At the same time, aggregated futures cumulative volume delta (CVD) has stayed flat, suggesting long and short positions are well-balanced despite record OI levels.

Importantly, spot CVD is climbing higher, pointing to a rally driven by spot markets rather than futures—a dynamic often viewed as healthier for sustained growth.

From a momentum standpoint, relative strength index (RSI) data is also notable.

In previous rallies near $295, Solana’s RSI entered overbought territory, raising the risk of sharp pullbacks.

This time, RSI has not reached those extremes, leaving room for the rally to extend further before encountering significant technical resistance.

Institutional interest and key technical levels

Institutional activity has been another major driver of Solana’s recent strength.

Arkham Intelligence reported that Galaxy Digital has begun executing a large-scale SOL purchase program for Multicoin Capital’s Solana Designated Allocation Trust (DAT).

On September 12, Galaxy acquired $326 million worth of SOL on behalf of the trust.

The vehicle still holds $354 million in stablecoins and up to $1 billion in cash, which could be deployed for additional purchases.

This development follows Forward Industries’ announcement of a $1.65 billion SOL-native treasury, supported by Galaxy Digital, Jump Crypto, and Multicoin Capital.

As the first Nasdaq-listed company to raise institutional capital for direct deployment on Solana, Forward’s move underscores the growing trend of corporate adoption.

From a technical perspective, $250 remains a crucial pivot point for SOL.

The level has served as a multi-year resistance zone, capping rallies in 2021, November 2024, and January 2025.

In each instance, Solana traded between $275 and $295 before retreating to close near $250, highlighting the significance of this level for profit-taking.

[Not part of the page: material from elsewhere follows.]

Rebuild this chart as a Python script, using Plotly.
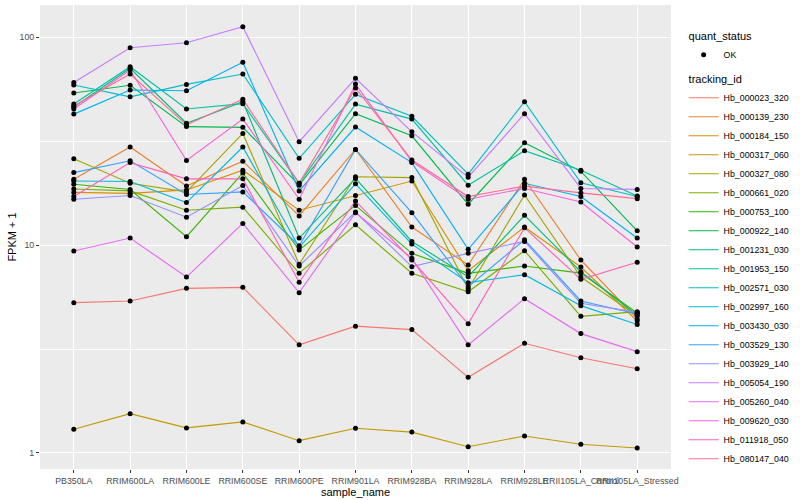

Analysts note that if SOL can close the week strongly above $250 and follow with consecutive closes above that threshold, sentiment could shift toward retesting the $295 all-time high and potentially entering price discovery beyond $300 in the fourth quarter.

The presence of the Solana Strategic Reserve, often compared to Ethereum’s institutional support, may also provide a buffer against sharp reversals.

By offering institutional-grade liquidity, the reserve could change the way the market reacts to traditional resistance levels.